If was going to look at something more expensive to do the job well; then GTX 1070 or 1080; as nothing bu FuryX can come close to those; but again, some things 4GB VRAM won't be enough, so there is that. I never will understand why AMD did not have better GPUs ready; but then they put out the Fury/FuryX and those being decent, but lacking VRAM.
Overall, invest in the best higher tiered GPU you can buy; don't waste your time/money with CFX/SLI of more low/mid range budget oriented GPUs.

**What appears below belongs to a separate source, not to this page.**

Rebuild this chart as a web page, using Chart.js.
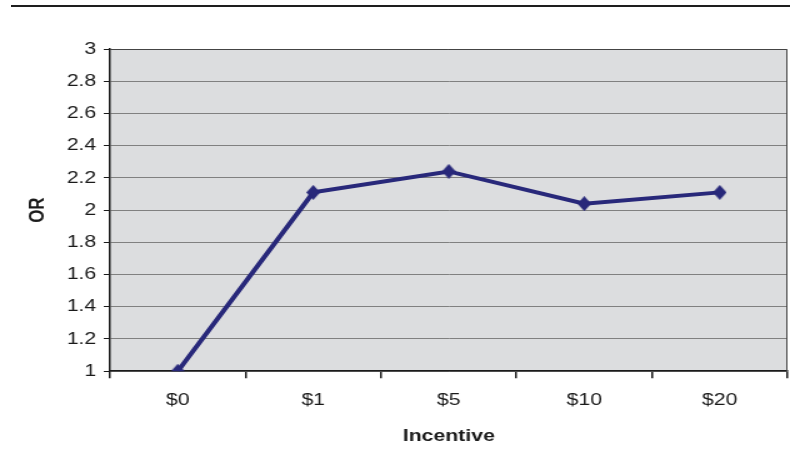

Hoping that Vega can compete. I'm not a fan of the way Nvidia handles their drivers
I mean before I bought the Vive, I ran the Steam VR test, it says it it was ready and I'm in the green with everything. And like I said, games run fine BUT, all settings on low for games like Project Cars and Rawdata. The framerate is fine from what I played in Rawdata so far and in Project Cars but I want sharper and higher settings. I also bought Homebound, and my PC is actually getting low framerate in there though lol.
So you think I should go with Single GPU? And has anyone of your guys actually tried multiGPU using VR recently?
It's funny though, I had put together a PC last year that had an i7 6700k and 2 RX 480s, liquid cooled for my 4K TV but my gaming setup changed and I'm now gaming on a 1080p freesync monitor (because it's more responsive and such). So I sold it just to make a few hundreds back and l built this system since I didn't need all that power. But now that I've tried VR recently and got right on the VR hype I feel a little bit of regret for doing selling that PC lol.
That's not quite true Mossy. Multigpu works really well when actually implemented in VR. A classic example is the new Serious Sam VR titles. They render each eye per GPU to make it an awesome experience. There are plenty of benefits when using SLI or crossfire. I have and use both on my rigs.
I would have kept your old gaming rig. I use multigpu in VR (HTC Vive) and when implemented works extremely well.
And yes I've heard that serious sam has multiGPU implementation in VR but what about other games? I'm just trying to see if it's worth it enough to get another GPU because truthfully, me getting another RX470 would be the moth cost effective way for me to go because I can actually pick one up another Strix RX470 locally for about 165USD If there was a few games that I couldn't use 2 GPUs in I wouldn't be that mad, but the heavy weight games like Raw Data I would like to know if it did.